Schools Weren’t Built for Tomorrow’s Leaders
The modern public education system in the United States is behind the curve in so many areas, eschewing innovation and the cultivation of tomorrow’s leaders (and their untapped emotional and intellectual potentials) in favor of an outdated system which places the onus on assignments and grades. For a school to really give tomorrow’s leaders a fair shake in becoming fitting to the roles they will assume as they grow older, it has to look at its practices and agendas and how one-size-fits-all education and bureaucracy is stifling growth in our student populace.
A culture of following blanket directives in fear of discipline isn’t one which promotes the individuality necessary for a student to take their own initiative and become a leader. Sacrificing creativity for rigor, innovation for the grades necessary to make the next level, our students are placed into stifling educational environments which punish deviation and reward groupthink.

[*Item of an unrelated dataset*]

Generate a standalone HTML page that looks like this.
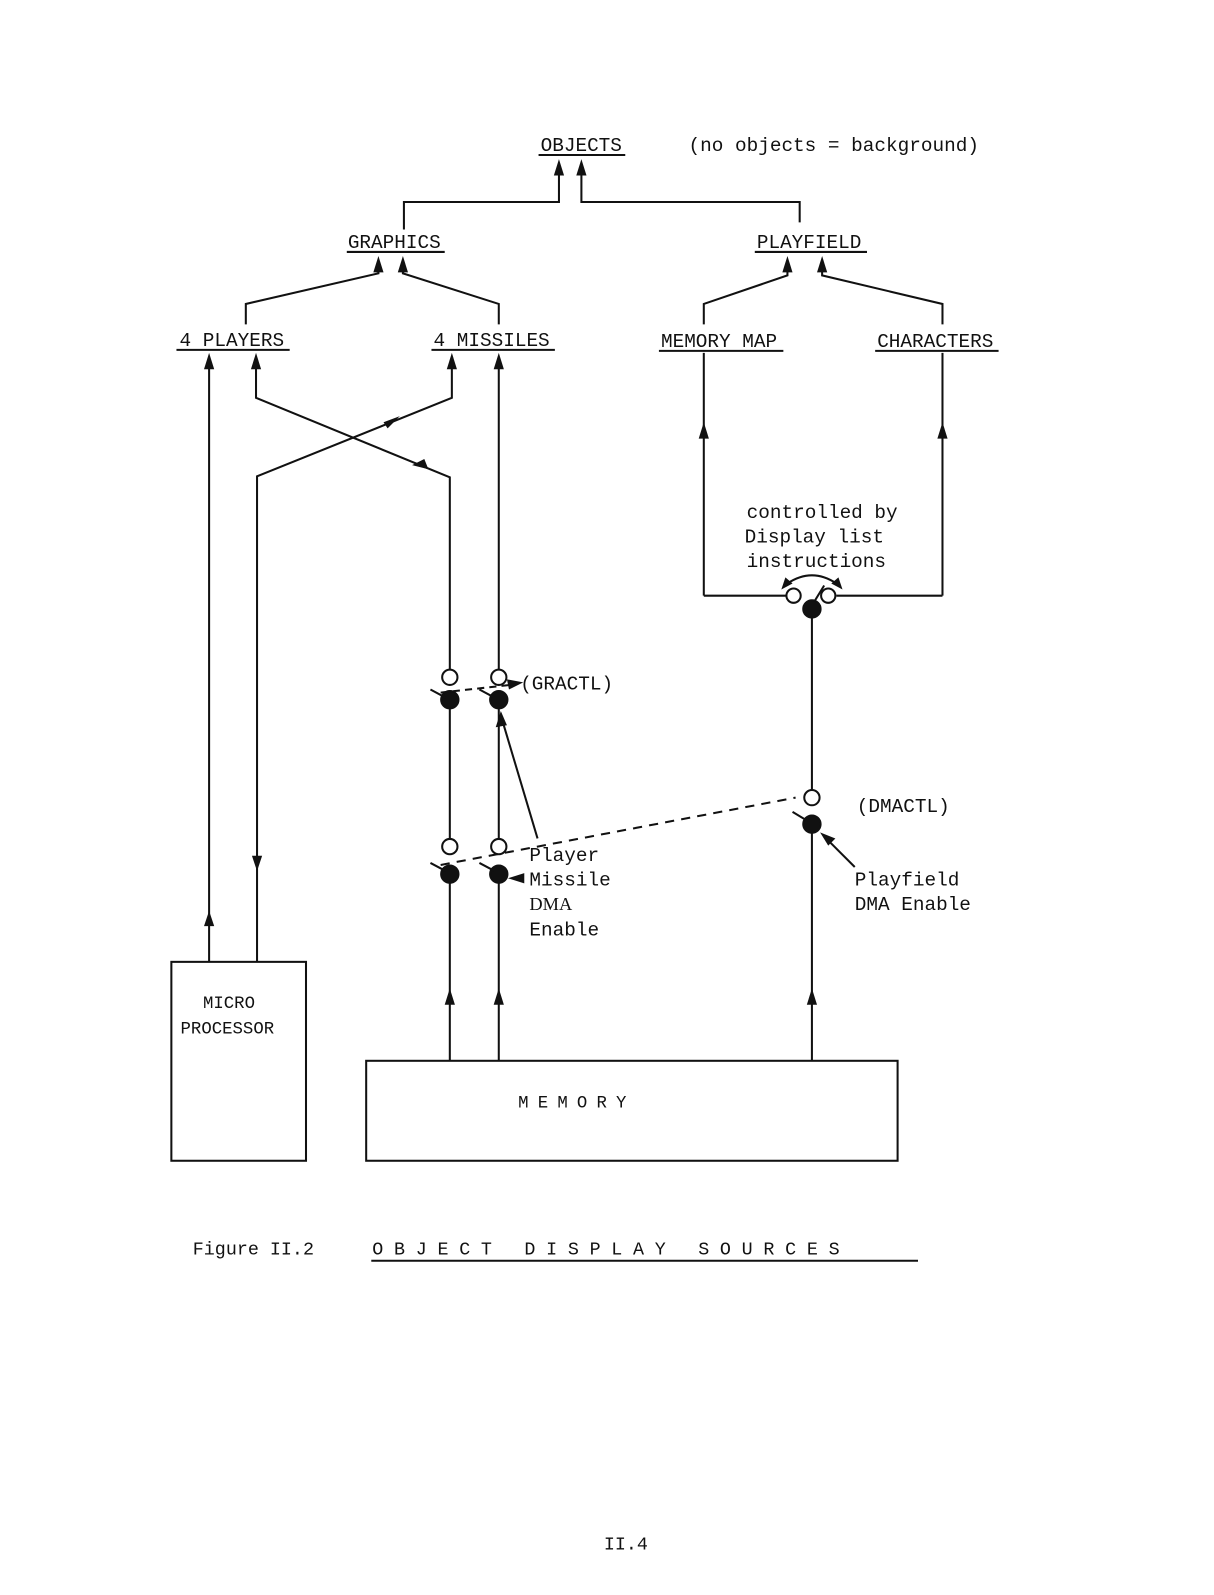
<!DOCTYPE html>
<html><head><meta charset="utf-8"><style>
html,body{margin:0;padding:0;background:#fff;}
svg{display:block;}
text{font-family:"Liberation Mono",monospace;font-size:19px;fill:#111;}
</style></head><body>
<svg width="1214" height="1595" viewBox="0 0 1214 1595" xmlns="http://www.w3.org/2000/svg">
<defs>
<marker id="a" markerWidth="10" markerHeight="14" refX="5" refY="1" orient="auto-start-reverse" markerUnits="userSpaceOnUse" viewBox="0 0 10 14"><path d="M0,14 L5,0 L10,14 Z" fill="#111"/></marker>
</defs>
<g transform="scale(1.02)" stroke="#111" stroke-width="2" fill="none">
<!-- top level -->
<text x="530" y="148" stroke="none">OBJECTS</text>
<line x1="528" y1="152" x2="613" y2="152"/>
<text x="675" y="148" stroke="none">(no objects = background)</text>
<polyline points="396,225 396,198 548,198 548,162"/>
<polygon points="543,172 548,156 553,172" fill="#111" stroke="none"/>
<polyline points="784,218 784,198 570,198 570,162"/>
<polygon points="565,172 570,156 575,172" fill="#111" stroke="none"/>

<text x="341" y="243" stroke="none">GRAPHICS</text>
<line x1="340" y1="247" x2="436" y2="247"/>
<polyline points="241,318 241,298 371,268 371,258"/>
<polygon points="366,267 371,251 376,267" fill="#111" stroke="none"/>
<polyline points="489,318 489,298 395,268 395,258"/>
<polygon points="390,267 395,251 400,267" fill="#111" stroke="none"/>

<text x="742" y="243" stroke="none">PLAYFIELD</text>
<line x1="740" y1="247" x2="850" y2="247"/>
<polyline points="690,318 690,298 772,270 772,258"/>
<polygon points="767,267 772,251 777,267" fill="#111" stroke="none"/>
<polyline points="924,318 924,298 806,270 806,258"/>
<polygon points="801,267 806,251 811,267" fill="#111" stroke="none"/>

<text x="176" y="339" stroke="none">4 PLAYERS</text>
<line x1="173" y1="343" x2="284" y2="343"/>
<text x="425" y="339" stroke="none">4 MISSILES</text>
<line x1="423" y1="343" x2="544" y2="343"/>
<text x="648" y="340" stroke="none">MEMORY MAP</text>
<line x1="646" y1="344" x2="768" y2="344"/>
<text x="860" y="340" stroke="none">CHARACTERS</text>
<line x1="858" y1="344" x2="979" y2="344"/>

<!-- players / missiles lines -->
<line x1="205" y1="943" x2="205" y2="356"/>
<polygon points="200,362 205,346 210,362" fill="#111" stroke="none"/>
<polygon points="200,908 205,893 210,908" fill="#111" stroke="none"/>
<polyline points="252,943 252,467 443,390 443,356"/>
<polygon points="438,362 443,346 448,362" fill="#111" stroke="none"/>
<polygon points="252,838 257,853 247,853" fill="#111" stroke="none" transform="rotate(180 252 846)"/>
<polygon points="376,414 392,408 380,420" fill="#111" stroke="none"/>
<polyline points="441,658 441,468 251,390 251,356"/>
<polygon points="246,362 251,346 256,362" fill="#111" stroke="none"/>
<polygon points="420,460 404,456 416,450" fill="#111" stroke="none"/>
<line x1="489" y1="658" x2="489" y2="356"/>
<polygon points="484,362 489,346 494,362" fill="#111" stroke="none"/>

<!-- GRACTL switches -->
<circle cx="441" cy="664" r="7.5" fill="#fff"/>
<circle cx="489" cy="664" r="7.5" fill="#fff"/>
<circle cx="441" cy="686" r="8.5" fill="#111"/>
<circle cx="489" cy="686" r="8.5" fill="#111"/>
<line x1="422" y1="676" x2="437" y2="684"/>
<line x1="470" y1="676" x2="485" y2="684"/>
<line x1="432" y1="679" x2="505" y2="671" stroke-dasharray="7,5"/>
<polygon points="497,666 513,669 499,676" fill="#111" stroke="none"/>
<text x="510" y="676" stroke="none">(GRACTL)</text>
<line x1="441" y1="694" x2="441" y2="822"/>
<line x1="489" y1="694" x2="489" y2="822"/>
<line x1="527" y1="822" x2="493" y2="708"/>
<polygon points="486,713 491,697 497,711" fill="#111" stroke="none"/>

<!-- DMA switches -->
<circle cx="441" cy="830" r="7.5" fill="#fff"/>
<circle cx="489" cy="830" r="7.5" fill="#fff"/>
<circle cx="441" cy="857" r="8.5" fill="#111"/>
<circle cx="489" cy="857" r="8.5" fill="#111"/>
<line x1="422" y1="846" x2="437" y2="854"/>
<line x1="470" y1="846" x2="485" y2="854"/>
<line x1="432" y1="848" x2="780" y2="782" stroke-dasharray="9,7"/>
<line x1="441" y1="866" x2="441" y2="1040"/>
<line x1="489" y1="866" x2="489" y2="1040"/>
<polygon points="436,985 441,969 446,985" fill="#111" stroke="none"/>
<polygon points="484,985 489,969 494,985" fill="#111" stroke="none"/>
<polygon points="514,856 498,861 514,866" fill="#111" stroke="none"/>
<text x="519" y="844" stroke="none">Player</text>
<text x="519" y="868" stroke="none">Missile</text>
<text x="519" y="892" stroke="none" style="font-family:'Liberation Serif',serif;font-size:18px">DMA</text>
<text x="519" y="917" stroke="none">Enable</text>

<!-- playfield -->
<line x1="690" y1="346" x2="690" y2="584"/>
<polygon points="685,430 690,414 695,430" fill="#111" stroke="none"/>
<line x1="690" y1="584" x2="771" y2="584"/>
<line x1="924" y1="346" x2="924" y2="584"/>
<polygon points="919,430 924,414 929,430" fill="#111" stroke="none"/>
<line x1="820" y1="584" x2="924" y2="584"/>
<text x="732" y="508" stroke="none">controlled by</text>
<text x="730" y="532" stroke="none">Display list</text>
<text x="732" y="556" stroke="none">instructions</text>
<path d="M772,572 Q796,556 820,572"/>
<polygon points="766,578 770,566 777,572" fill="#111" stroke="none"/>
<polygon points="826,578 822,566 815,572" fill="#111" stroke="none"/>
<circle cx="778" cy="584" r="7" fill="#fff"/>
<circle cx="812" cy="584" r="7" fill="#fff"/>
<line x1="797" y1="592" x2="808" y2="574"/>
<circle cx="796" cy="597" r="8.5" fill="#111"/>
<line x1="796" y1="605" x2="796" y2="774"/>
<circle cx="796" cy="782" r="7.5" fill="#fff"/>
<circle cx="796" cy="808" r="8.5" fill="#111"/>
<line x1="777" y1="796" x2="792" y2="805"/>
<text x="840" y="796" stroke="none">(DMACTL)</text>
<line x1="796" y1="816" x2="796" y2="1040"/>
<polygon points="791,985 796,969 801,985" fill="#111" stroke="none"/>
<line x1="838" y1="850" x2="810" y2="822"/>
<polygon points="804,816 819,822 812,829" fill="#111" stroke="none"/>
<text x="838" y="868" stroke="none">Playfield</text>
<text x="838" y="892" stroke="none">DMA Enable</text>

<!-- boxes -->
<rect x="168" y="943" width="132" height="195"/>
<text x="199" y="988" stroke="none" style="font-size:17px">MICRO</text>
<text x="177" y="1013" stroke="none" style="font-size:17px">PROCESSOR</text>
<rect x="359" y="1040" width="521" height="98"/>
<text x="508" y="1086" stroke="none" style="font-size:17px;letter-spacing:9px">MEMORY</text>

<text x="189" y="1230" stroke="none" style="font-size:18px">Figure II.2</text>
<text x="365" y="1230" stroke="none" style="font-size:18px;letter-spacing:10.5px">OBJECT  DISPLAY  SOURCES</text>
<line x1="364" y1="1236" x2="900" y2="1236"/>
<text x="592" y="1519" stroke="none" style="font-size:18px">II.4</text>
</g>
</svg>
</body></html>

What fear does to tomorrow’s leaders
One high school in Washington D.C., known to be one of the hardest schools in all of the United States, has built such a culture of fear that students skip class to hide in the library in hopes of acing the next big test on the docket. It’s a grading culture which tells students that their entire futures are predicated upon the approval of the system. Top-achievers live in constant fear of slipping up, watching their potential careers vanish as others race ahead of them who are much more adept at playing the game.

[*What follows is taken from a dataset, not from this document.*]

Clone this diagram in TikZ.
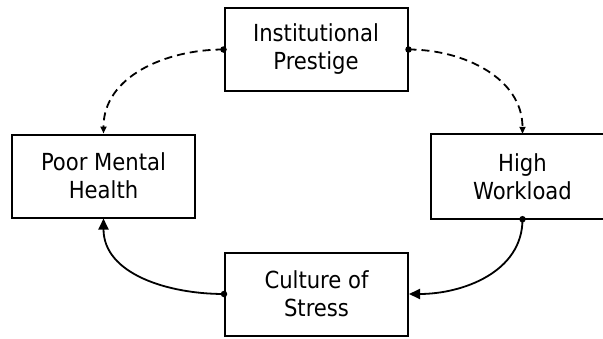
\documentclass[tikz,border=0pt]{standalone}
\usepackage{fontspec}
\setmainfont{DejaVu Sans Condensed}
\usetikzlibrary{arrows.meta}
\begin{document}
\begin{tikzpicture}[x=1pt,y=-1pt,
  box/.style={draw, line width=2pt, minimum width=183pt, minimum height=83pt, align=center, font=\fontsize{23.5}{28}\selectfont, inner sep=0pt},
  txt/.style={align=center, font=\fontsize{23.5}{28}\selectfont, inner sep=0pt},
  conn/.style={line width=1.8pt},
  dsh/.style={conn, dash pattern=on 8pt off 5pt, -{Triangle[length=7pt,width=6pt]}},
  sol/.style={conn, -{Triangle[length=11pt,width=10pt]}},
  dotc/.style={circle, fill=black, inner sep=0pt, minimum size=6.5pt}]
\useasboundingbox (0,0) rectangle (603,338);
\node[box] (ip) at (316,49.5) {Institutional\\Prestige};
\node[box] (pmh) at (103.5,176) {Poor Mental\\Health};
\node[txt, minimum width=183pt, minimum height=85pt] (hw) at (522.5,176.5) {High\\Workload};
\draw[line width=2pt] (hw.north east) ++(10,0) -- (hw.north west) -- (hw.south west) -- ++(193,0);
\node[box] (cs) at (316.5,294) {Culture of\\Stress};
\coordinate (a1) at (ip.west);
\coordinate (a2) at (ip.east);
\coordinate (a3) at (hw.south);
\coordinate (a4) at (cs.west);
\draw[dsh] (a1) to[out=180,in=90] (pmh.north);
\draw[dsh] (a2) to[out=0,in=90] (hw.north);
\draw[sol] (a3) to[out=-90,in=0] (cs.east);
\draw[sol] (a4) to[out=180,in=-90] (pmh.south);
\node[dotc] (d1) at (a1) {};
\node[dotc] (d2) at (a2) {};
\node[dotc] (d3) at (a3) {};
\node[dotc] (d4) at (a4) {};
\end{tikzpicture}
\end{document}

While testing and its consequences have their place, such a culture of fear turns students into anxious followers rather than potential leaders. The best entrepreneurs aren’t afraid of failure. In fact, they embrace the potential of failure in hopes of the next successful venture. Students who are afraid of their own shadows in school aren’t given the opportunity to embrace such an entrepreneurial spirit. They’re taught that their fears are always valid and worth fearing. That’s no way to build a future leader.
The Mark Cuban effect
Schools aren’t changing their didactic ways anytime soon, or not fast enough to really cultivate a culture of budding leadership in their student populace. So, it behooves students (and concerned parents) to look at sources outside of the educational system which reflect how success can be achieved without playing the follow-the-leader games of public education. Billionaire entrepreneur and media personality Mark Cuban was once suspended from high school for wearing a shirt with the word “bullshit” on it. He constantly got into trouble, unable to reconcile his own desire to lead with the bureaucratic structures of the educational system.

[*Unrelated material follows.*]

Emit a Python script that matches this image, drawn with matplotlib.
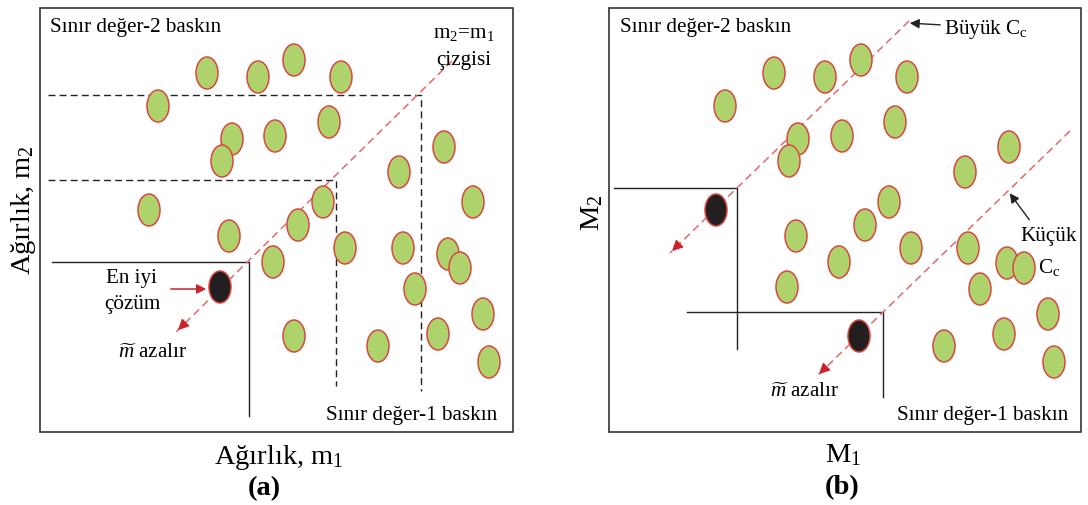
import matplotlib.pyplot as plt
from matplotlib.patches import Ellipse, Rectangle

plt.rcParams['font.family'] = ['Liberation Serif', 'DejaVu Serif']
plt.rcParams['mathtext.fontset'] = 'custom'
plt.rcParams['mathtext.rm'] = 'Liberation Serif'
plt.rcParams['mathtext.it'] = 'Liberation Serif:italic'

# candidate solutions (pixel layout, y grows downward)
a_x = [207, 258, 294, 341, 158, 232, 222, 275, 329, 444, 399, 473, 149, 323,
       229, 298, 273, 345, 403, 448, 460, 415, 483, 294, 378, 438, 489]
a_y = [74, 78, 61, 78, 107, 140, 162, 137, 123, 148, 173, 203, 211, 203,
       237, 226, 263, 249, 249, 255, 269, 290, 315, 337, 347, 335, 363]
a_best = [(220, 288)]

b_x = [774, 825, 861, 907, 725, 798, 789, 842, 895, 1009, 965, 889, 865,
       796, 911, 968, 839, 1007, 1024, 787, 980, 1048, 1004, 944, 1054]
b_y = [74, 78, 61, 78, 107, 140, 162, 137, 123, 148, 173, 203, 226,
       237, 249, 249, 263, 264, 269, 288, 290, 315, 335, 347, 363]
b_best = [(716, 211), (859, 337)]

GREEN = '#aed36c'
EDGE = '#d9473f'
DARK = '#231f20'
RED_LINE = '#e36a6a'
RED = '#cc2229'

fig = plt.figure(figsize=(10.88, 5.06), dpi=100)
ax = fig.add_axes([0, 0, 1, 1])
ax.set_xlim(0, 1088)
ax.set_ylim(506, 0)
ax.axis('off')


def blob(x, y, fill):
    ax.add_patch(Ellipse((x, y), 22, 32, facecolor=fill, edgecolor=EDGE, lw=1.1, zorder=3))


def dashed_arrow(x0, y0, x1, y1):
    ax.plot([x0, x1], [y0, y1], color=RED_LINE, lw=1.1, ls=(0, (5, 3)), zorder=2)
    dx, dy = x1 - x0, y1 - y0
    n = (dx ** 2 + dy ** 2) ** 0.5
    ax.annotate('', xy=(x1, y1), xytext=(x1 - dx / n * 12, y1 - dy / n * 12),
                arrowprops=dict(arrowstyle='-|>', color=RED, lw=1, mutation_scale=16), zorder=4)


# panel frames
for left, right in [(40, 513), (609, 1081)]:
    ax.add_patch(Rectangle((left, 9), right - left, 424, fill=False, edgecolor='#333333', lw=1.2))

# ---- (a) ----
dash = dict(color='#222222', lw=1.0, ls=(0, (5, 3)))
ax.plot([48, 421, 421], [96, 96, 392], **dash)
ax.plot([48, 336, 336], [181, 181, 387], **dash)
ax.plot([52, 249, 249], [263, 263, 417], color='#222222', lw=1.0)
dashed_arrow(452, 62, 176, 333)

for x, y in zip(a_x, a_y):
    blob(x, y, GREEN)
for x, y in a_best:
    blob(x, y, DARK)

ax.annotate('', xy=(209, 290), xytext=(168, 290),
            arrowprops=dict(arrowstyle='-|>', color=RED, lw=1.1, mutation_scale=14))

fs = 15.2
big = 20.5
ax.text(50, 27, 'Sınır değer-2 baskın', fontsize=fs, va='center', ha='left')
ax.text(464, 33, r'm$_2$=m$_1$', fontsize=fs, va='center', ha='center')
ax.text(464, 60, 'çizgisi', fontsize=fs, va='center', ha='center')
ax.text(132, 279, 'En iyi', fontsize=fs, va='center', ha='center')
ax.text(132, 305, 'çözüm', fontsize=fs, va='center', ha='center')
ax.text(153, 353, r'$\widetilde{m}$ azalır', fontsize=fs, va='center', ha='center')
ax.text(497, 416, 'Sınır değer-1 baskın', fontsize=fs, va='center', ha='right')
ax.text(279, 458, r'Ağırlık, m$_1$', fontsize=big, va='center', ha='center')
ax.text(264, 489, '(a)', fontsize=big, fontweight='bold', va='center', ha='center')
ax.text(23, 210, r'Ağırlık, m$_2$', fontsize=big, va='center', ha='center', rotation=90)

# ---- (b) ----
ax.plot([614, 737, 737], [189, 189, 350], color='#222222', lw=1.0)
ax.plot([687, 883, 883], [313, 313, 398], color='#222222', lw=1.0)
dashed_arrow(909, 22, 670, 254)
dashed_arrow(1070, 132, 817, 377)

for x, y in zip(b_x, b_y):
    blob(x, y, GREEN)
for x, y in b_best:
    blob(x, y, DARK)

ax.annotate('', xy=(907, 24), xytext=(943, 26),
            arrowprops=dict(arrowstyle='-|>', color='#222222', lw=1.0, mutation_scale=14))
ax.annotate('', xy=(1008, 192), xytext=(1031, 223),
            arrowprops=dict(arrowstyle='-|>', color='#222222', lw=1.0, mutation_scale=14))

ax.text(620, 27, 'Sınır değer-2 baskın', fontsize=fs, va='center', ha='left')
ax.text(944, 29, r'Büyük C$_\mathrm{c}$', fontsize=fs, va='center', ha='left')
ax.text(1049, 237, 'Küçük', fontsize=fs, va='center', ha='center')
ax.text(1049, 267, r'C$_\mathrm{c}$', fontsize=fs, va='center', ha='center')
ax.text(805, 393, r'$\widetilde{m}$ azalır', fontsize=fs, va='center', ha='center')
ax.text(1068, 416, 'Sınır değer-1 baskın', fontsize=fs, va='center', ha='right')
ax.text(843, 455, r'M$_1$', fontsize=big, va='center', ha='center')
ax.text(842, 488, '(b)', fontsize=big, fontweight='bold', va='center', ha='center')
ax.text(592, 213, r'M$_2$', fontsize=big, va='center', ha='center', rotation=90)

fig.savefig('out.png', dpi=100)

“It doesn’t matter how many times you fail. You only have to be right once and then everyone can tell you that you are an overnight success,” Cuban once said. If students can find a way to experience and learn different modes of grading success and failure, especially with their own ethics and wants and needs into account, they can break from the backward nature of the public education system and build themselves internally as confident leaders unafraid of a bad grade or a bad decision.